Pictures stay out of the copy. Please reproduce only the lines between the one holding "Convert this chart to Altair code." and the one holding "import pandas as pd", inclusive.

======== Data

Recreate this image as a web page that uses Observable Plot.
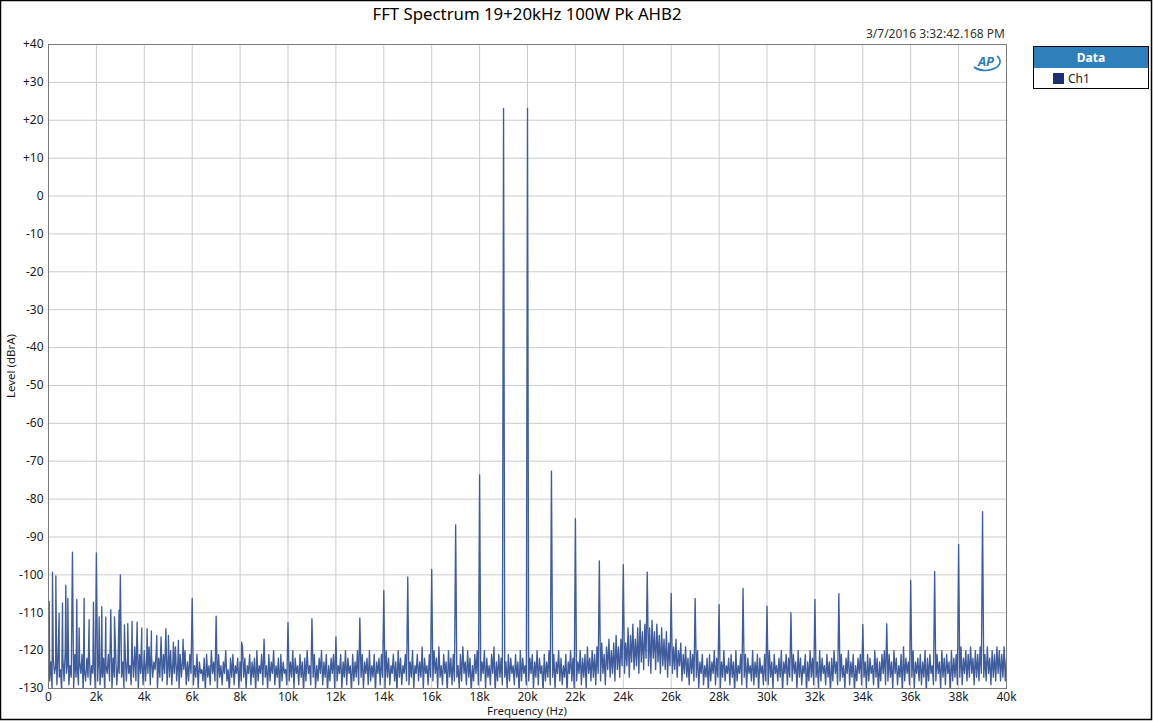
<!DOCTYPE html>
<html>
<head>
<meta charset="utf-8">
<script src="https://cdn.jsdelivr.net/npm/d3@7"></script>
<script src="https://cdn.jsdelivr.net/npm/@observablehq/plot@0.6"></script>
<style>
  html, body { margin: 0; padding: 0; background: #fff; }
  #chart { width: 1153px; height: 721px; overflow: hidden; }
</style>
</head>
<body>
<div id="chart"></div>
<script>
// ---- Data ----
const titleText = "FFT Spectrum 19+20kHz 100W Pk AHB2";
const timestampText = "3/7/2016 3:32:42.168 PM";
const xAxisTitle = "Frequency (Hz)";
const yAxisTitle = "Level (dBrA)";
const legendHeader = "Data";
const seriesName = "Ch1";

const xTicks = [0,2000,4000,6000,8000,10000,12000,14000,16000,18000,20000,22000,24000,26000,28000,30000,32000,34000,36000,38000,40000];
const xTickLabels = ["0","2k","4k","6k","8k","10k","12k","14k","16k","18k","20k","22k","24k","26k","28k","30k","32k","34k","36k","38k","40k"];
const yTicks = [-130,-120,-110,-100,-90,-80,-70,-60,-50,-40,-30,-20,-10,0,10,20,30,40];
const yTickLabels = ["-130","-120","-110","-100","-90","-80","-70","-60","-50","-40","-30","-20","-10","0","+10","+20","+30","+40"];

// Noise floor, one value every 50 Hz from 0 Hz (dBrA)
const noiseStepHz = 50;
const noiseFloor = [
 -121,-128,-123,-130,-122,-126,-124,-129,-121,-127,-125,-131,-122,-128,-120,-126,-123,-129,-124,-127,
 -122,-130,-121,-127,-124,-129,-123,-126,-121,-131,-125,-128,-122,-127,-120,-129,-124,-126,-122,-130,
 -123,-128,-121,-129,-125,-127,-122,-131,-124,-126,-121,-128,-123,-130,-122,-127,-120,-129,-124,-126,
 -121,-127,-123,-130,-120,-128,-122,-126,-124,-129,-121,-127,-119,-128,-123,-130,-121,-126,-122,-129,
 -120,-128,-122,-126,-119,-129,-121,-127,-123,-125,-120,-130,-122,-127,-119,-128,-121,-126,-124,-129,
 -121,-127,-120,-129,-122,-126,-119,-128,-123,-130,-121,-127,-122,-125,-120,-129,-123,-128,-121,-126,
 -122,-129,-124,-127,-121,-130,-123,-126,-125,-128,-122,-131,-121,-127,-124,-129,-120,-126,-123,-128,
 -122,-130,-121,-127,-124,-129,-123,-126,-120,-128,-125,-131,-122,-127,-121,-129,-124,-126,-122,-130,
 -123,-128,-119,-127,-122,-130,-124,-126,-121,-129,-123,-127,-122,-131,-120,-128,-124,-126,-121,-129,
 -122,-127,-124,-130,-121,-128,-123,-126,-120,-129,-124,-127,-122,-131,-121,-128,-123,-126,-125,-129,
 -121,-128,-123,-127,-120,-130,-122,-126,-124,-129,-121,-127,-123,-131,-122,-128,-120,-126,-124,-129,
 -123,-127,-121,-130,-124,-128,-122,-126,-120,-129,-123,-127,-121,-131,-124,-128,-122,-126,-121,-130,
 -122,-128,-124,-126,-121,-130,-123,-127,-120,-129,-122,-126,-124,-131,-121,-128,-123,-127,-120,-129,
 -124,-127,-121,-130,-123,-126,-122,-129,-120,-128,-124,-127,-121,-131,-123,-126,-122,-129,-121,-127,
 -123,-130,-120,-127,-122,-129,-124,-126,-121,-128,-123,-131,-120,-127,-122,-129,-124,-126,-121,-128,
 -122,-129,-123,-127,-120,-130,-124,-126,-121,-128,-123,-127,-119,-130,-122,-126,-124,-129,-121,-127,
 -123,-128,-120,-126,-122,-130,-119,-127,-124,-129,-121,-126,-123,-131,-120,-127,-122,-129,-121,-128,
 -122,-127,-124,-130,-121,-128,-119,-126,-123,-129,-120,-127,-122,-131,-124,-128,-121,-126,-120,-129,
 -121,-128,-123,-126,-120,-130,-122,-127,-124,-129,-121,-126,-119,-131,-123,-128,-121,-127,-122,-129,
 -120,-127,-123,-130,-121,-128,-122,-126,-124,-129,-121,-127,-123,-131,-120,-128,-122,-126,-124,-129,
 -119,-128,-122,-126,-121,-130,-123,-127,-120,-129,-122,-126,-124,-131,-121,-128,-123,-127,-120,-129,
 -122,-127,-121,-130,-123,-126,-120,-128,-122,-129,-124,-127,-121,-131,-123,-126,-120,-128,-122,-130,
 -121,-128,-123,-126,-120,-129,-122,-127,-121,-130,-119,-126,-122,-128,-120,-127,-121,-129,-119,-126,
 -120,-128,-118,-126,-121,-129,-119,-125,-117,-127,-120,-126,-118,-128,-116,-125,-119,-127,-117,-124,
 -115,-126,-118,-124,-114,-127,-116,-123,-113,-125,-117,-124,-114,-126,-112,-123,-115,-125,-113,-122,
 -111,-124,-114,-126,-112,-122,-115,-125,-113,-123,-116,-126,-114,-124,-117,-125,-115,-127,-118,-124,
 -116,-126,-119,-125,-117,-127,-120,-124,-118,-128,-121,-126,-119,-127,-122,-129,-120,-126,-121,-128,
 -122,-127,-120,-130,-123,-126,-121,-129,-124,-127,-122,-131,-121,-128,-123,-126,-120,-129,-122,-127,
 -121,-130,-123,-127,-120,-128,-124,-126,-122,-129,-121,-127,-123,-131,-120,-128,-124,-126,-121,-129,
 -123,-127,-121,-130,-122,-126,-124,-128,-120,-129,-123,-127,-121,-131,-122,-126,-124,-129,-121,-128,
 -122,-129,-120,-127,-123,-130,-121,-126,-124,-128,-122,-127,-120,-131,-123,-126,-121,-129,-122,-127,
 -124,-128,-121,-126,-123,-130,-120,-127,-122,-129,-124,-126,-121,-131,-123,-128,-120,-127,-122,-129,
 -121,-127,-123,-130,-120,-128,-122,-126,-124,-129,-121,-127,-123,-131,-122,-128,-120,-126,-123,-129,
 -122,-128,-121,-127,-124,-130,-122,-126,-120,-129,-123,-127,-121,-131,-124,-128,-122,-126,-121,-129,
 -120,-127,-123,-130,-121,-128,-122,-126,-124,-129,-120,-127,-122,-131,-123,-128,-121,-126,-120,-129,
 -122,-128,-121,-127,-123,-130,-120,-126,-122,-129,-124,-127,-121,-131,-119,-128,-122,-126,-123,-129,
 -121,-127,-120,-130,-123,-126,-122,-128,-121,-129,-123,-127,-120,-131,-122,-128,-121,-126,-124,-129,
 -122,-128,-121,-126,-123,-130,-120,-127,-122,-129,-121,-126,-123,-131,-120,-128,-122,-127,-121,-129,
 -121,-127,-119,-129,-122,-126,-120,-128,-121,-127,-119,-126,-122,-129,-120,-127,-121,-128,-119,-126,
 -120,-127,-121,-128,-119,-126,-122,-129,-120,-127,-121,-128,-119,-126,-120,-128,-121,-127,-119,-128,
 -122
];

// Discrete spectral lines: frequency (Hz) and level (dBrA)
const spurFreqs = [28,167,306,445,584,723,807,1000,1182,1280,1488,1697,1878,2000,2114,2225,2392,2600,2754,2948,3000,3170,3310,3490,3700,3894,4117,4297,4520,4700,4900,5007,5215,5424,5619,6000,7000,8066,
  9000,10000,11000,12000,13000,14000,15000,16000,17000,18000,19000,20000,21000,22000,23000,24000,25000,26000,27000,28000,29000,30000,31000,32000,33000,34000,35000,36000,37000,38000,39000];
const spurLevels = [-107,-99.3,-100.3,-110.2,-107.4,-102.7,-106.2,-94,-106.5,-114,-106.2,-111.8,-107.2,-94.2,-111.1,-108.4,-111.1,-109.2,-111.1,-109.3,-100,-113.2,-112.9,-112.3,-112.5,-114,-114.2,-114.8,-116,-116.4,-114.2,-116,-117.8,-117.3,-117,-106.2,-110.9,-117.8,
  -117,-112.6,-111.6,-116.4,-111.4,-104.2,-100.6,-98.6,-86.8,-73.6,23.1,23.1,-72.6,-85.2,-96.3,-97.3,-99.3,-104.9,-106.2,-107.9,-103.6,-108.3,-110,-106.5,-105,-113.1,-112.9,-101.5,-99.1,-92,-83.3];

// ---- Build trace ----
const spurSet = new Set(spurFreqs);
const trace = noiseFloor.map((db, i) => ({f: i * noiseStepHz, db}))
  .filter(d => !spurSet.has(d.f))
  .concat(spurFreqs.map((f, i) => ({f, db: spurLevels[i]})))
  .sort((a, b) => a.f - b.f);

const xLabelOf = new Map(xTicks.map((t, i) => [t, xTickLabels[i]]));
const yLabelOf = new Map(yTicks.map((t, i) => [t, yTickLabels[i]]));

const FONT = "'Noto Sans', 'Open Sans', sans-serif";
const gridColor = "#cbcbcb";
const lineColor = "#3f5c9d";

const svg = Plot.plot({
  width: 1153,
  height: 721,
  marginLeft: 48,
  marginRight: 147,
  marginTop: 44,
  marginBottom: 33,
  style: {fontFamily: FONT, fontSize: "12px", color: "#1a1a1a", background: "#fff", overflow: "visible"},
  x: {domain: [0, 40000]},
  y: {domain: [-130, 40]},
  marks: [
    Plot.gridX(xTicks, {stroke: gridColor, strokeOpacity: 1, strokeWidth: 1}),
    Plot.gridY(yTicks, {stroke: gridColor, strokeOpacity: 1, strokeWidth: 1}),
    Plot.axisX(xTicks, {tickSize: 0, tickPadding: 4, tickFormat: d => xLabelOf.get(d), label: null, fill: "#1a1a1a"}),
    Plot.axisY(yTicks, {tickSize: 0, tickPadding: 5, tickFormat: d => yLabelOf.get(d), label: null, fill: "#1a1a1a"}),
    Plot.line(trace, {x: "f", y: "db", stroke: lineColor, strokeWidth: 1.35, clip: true}),
    Plot.frame({stroke: "#7a7a7a", strokeWidth: 1})
  ]
});

const s = d3.select(svg);
// outer border
s.append("rect").attr("x", 0.5).attr("y", 0.5).attr("width", 1151).attr("height", 719)
  .attr("fill", "none").attr("stroke", "#000").attr("stroke-width", 1.5);
// title
s.append("text").attr("x", 527).attr("y", 20).attr("text-anchor", "middle")
  .attr("font-family", FONT).attr("font-size", 16.8).attr("fill", "#000").text(titleText);
// timestamp
s.append("text").attr("x", 1005).attr("y", 38).attr("text-anchor", "end")
  .attr("font-family", FONT).attr("font-size", 12).attr("fill", "#333").text(timestampText);
// axis titles
s.append("text").attr("x", 527).attr("y", 715).attr("text-anchor", "middle")
  .attr("font-family", FONT).attr("font-size", 11.5).attr("fill", "#1a1a1a").text(xAxisTitle);
s.append("text").attr("transform", "translate(15,366) rotate(-90)").attr("text-anchor", "middle")
  .attr("font-family", FONT).attr("font-size", 11.5).attr("fill", "#1a1a1a").text(yAxisTitle);
// AP logo
const logo = s.append("g").attr("transform", "translate(986,62)");
logo.append("path").attr("d", "M -12 5 A 13 8 0 0 0 11 -6").attr("fill", "none").attr("stroke", "#2a7cc0").attr("stroke-width", 1.6);
logo.append("text").attr("x", 0).attr("y", 4).attr("text-anchor", "middle")
  .attr("font-family", FONT).attr("font-style", "italic").attr("font-weight", "bold")
  .attr("font-size", 13).attr("fill", "#2a7cc0").text("AP");
// legend
const lg = s.append("g");
lg.append("rect").attr("x", 1033.5).attr("y", 46.5).attr("width", 115).attr("height", 42)
  .attr("fill", "#fff").attr("stroke", "#000").attr("stroke-width", 1);
lg.append("rect").attr("x", 1034).attr("y", 47).attr("width", 114).attr("height", 21).attr("fill", "#2f7fba");
lg.append("text").attr("x", 1091).attr("y", 62).attr("text-anchor", "middle")
  .attr("font-family", FONT).attr("font-weight", "bold").attr("font-size", 12).attr("fill", "#fff").text(legendHeader);
lg.append("rect").attr("x", 1053).attr("y", 73).attr("width", 11).attr("height", 11).attr("fill", "#1b2f6e");
lg.append("text").attr("x", 1068).attr("y", 83).attr("text-anchor", "start")
  .attr("font-family", FONT).attr("font-size", 12).attr("fill", "#1a1a1a").text(seriesName);

document.getElementById("chart").appendChild(svg);
</script>
</body>
</html>
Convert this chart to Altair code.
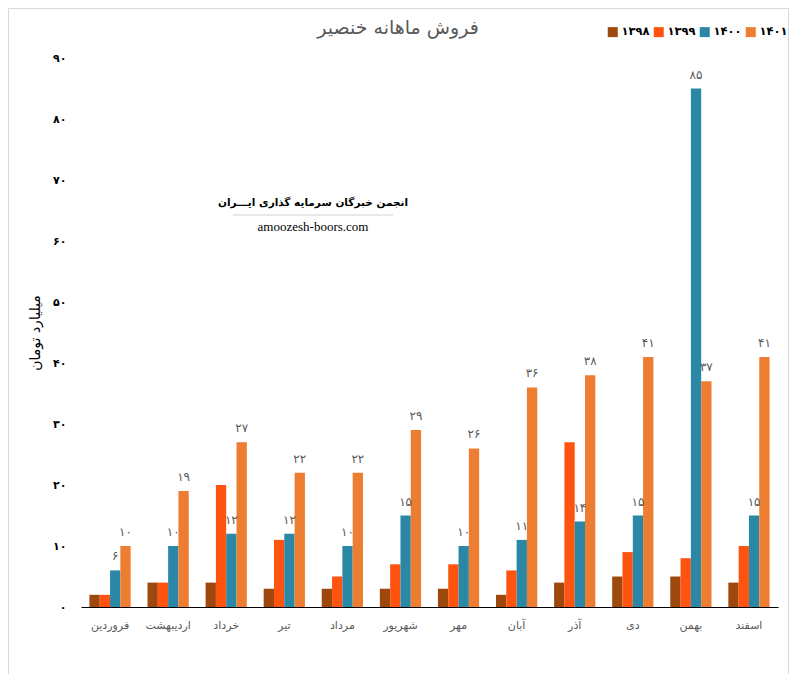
import altair as alt
import pandas as pd

months = ["فروردین", "اردیبهشت", "خرداد", "تیر", "مرداد", "شهریور",
          "مهر", "آبان", "آذر", "دی", "بهمن", "اسفند"]
years = ["۱۳۹۸", "۱۳۹۹", "۱۴۰۰", "۱۴۰۱"]
s1398 = [2, 4, 4, 3, 3, 3, 3, 2, 4, 5, 5, 4]
s1399 = [2, 4, 20, 11, 5, 7, 7, 6, 27, 9, 8, 10]
s1400 = [6, 10, 12, 12, 10, 15, 10, 11, 14, 15, 85, 15]
s1401 = [10, 19, 27, 22, 22, 29, 26, 36, 38, 41, 37, 41]
labelled = ["۱۴۰۰", "۱۴۰۱"]
colors = ["#9E480E", "#FF5310", "#2A87A6", "#ED7D31"]
y_ticks = [0, 10, 20, 30, 40, 50, 60, 70, 80, 90]

title_text = "فروش ماهانه خنصیر"
y_title = "میلیارد تومان"
wm1 = "انجمن خبرگان سرمایه گذاری ایـــران"
wm2 = "amoozesh-boors.com"

fa = "۰۱۲۳۴۵۶۷۸۹"
to_fa = str.maketrans("0123456789", fa)

rows = []
for yr, ser in zip(years, [s1398, s1399, s1400, s1401]):
    for m, v in zip(months, ser):
        rows.append({"month": m, "year": yr, "value": v, "label": str(v).translate(to_fa)})
df = pd.DataFrame(rows)

expr = "datum.label"
for d in range(10):
    expr = f"replace({expr}, regexp('{d}', 'g'), '{fa[d]}')"

FONT = "DejaVu Sans"

x_enc = alt.X("month:N", sort=months,
              scale=alt.Scale(paddingInner=0.29, paddingOuter=0.145),
              axis=alt.Axis(title=None, labelAngle=0, ticks=False, domain=True,
                            domainColor="#000000", domainWidth=1,
                            labelColor="#595959", labelFontSize=11, labelFont=FONT,
                            labelPadding=12))
xo_enc = alt.XOffset("year:N", sort=years, scale=alt.Scale(paddingInner=0, paddingOuter=0))
y_enc = alt.Y("value:Q", scale=alt.Scale(domain=[0, 90], nice=False),
              axis=alt.Axis(title=y_title, values=y_ticks, labelExpr=expr, grid=False,
                            domain=False, ticks=False, labelFontWeight="bold",
                            labelColor="#000000", labelFontSize=11, labelFont=FONT,
                            labelPadding=15, titleFont=FONT, titleFontSize=14,
                            titleFontWeight="normal", titleColor="#000000",
                            titlePadding=10))

bars = alt.Chart(df).mark_bar().encode(
    x=x_enc, xOffset=xo_enc, y=y_enc,
    color=alt.Color("year:N", sort=years,
                    scale=alt.Scale(domain=years, range=colors),
                    legend=alt.Legend(title=None, orient="none", legendX=526, legendY=-32,
                                      direction="horizontal", symbolType="square",
                                      symbolSize=100, symbolStrokeWidth=0,
                                      labelFontSize=11.5, labelFontWeight="bold",
                                      labelFont=FONT, labelColor="#000000",
                                      columnPadding=3, labelOffset=3)),
)

labels = alt.Chart(df).transform_filter(
    alt.FieldOneOfPredicate(field="year", oneOf=labelled)
).mark_text(baseline="bottom", dy=-7, fontSize=12, color="#595959", font=FONT).encode(
    x=alt.X("month:N", sort=months), xOffset=alt.XOffset("year:N", sort=years),
    y="value:Q", text="label:N",
)

one = pd.DataFrame({"t": [title_text]})

title = alt.Chart(one).mark_text(
    fontSize=19, font=FONT, color="#595959"
).encode(text="t:N", x=alt.value(317), y=alt.value(-30))

wm_top = alt.Chart(pd.DataFrame({"t": [wm1]})).mark_text(
    fontSize=10.5, fontWeight="bold", font=FONT, color="#000000"
).encode(text="t:N", x=alt.value(232), y=alt.value(145))

wm_line = alt.Chart(one).mark_rule(
    color="#d0d0d0", strokeWidth=1
).encode(x=alt.value(152), x2=alt.value(312), y=alt.value(157))

wm_bot = alt.Chart(pd.DataFrame({"t": [wm2]})).mark_text(
    fontSize=13, font="Liberation Serif", color="#000000"
).encode(text="t:N", x=alt.value(232), y=alt.value(169))

border = alt.Chart(one).mark_rect(
    fillOpacity=0, stroke="#d9d9d9", strokeWidth=1
).encode(x=alt.value(-72.5), x2=alt.value(707.5), y=alt.value(-49.5), y2=alt.value(618.5))

chart = alt.layer(border, bars, labels, title, wm_top, wm_line, wm_bot).properties(
    width=697, height=549,
    padding={"left": 73, "top": 50, "right": 11, "bottom": 67},
    autosize=alt.AutoSizeParams(type="none"),
).configure_view(stroke=None)

chart.save("out.html", embed_options={"renderer": "svg", "actions": False})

================

● **Answer**
Convert this chart to Altair code.
import altair as alt
import pandas as pd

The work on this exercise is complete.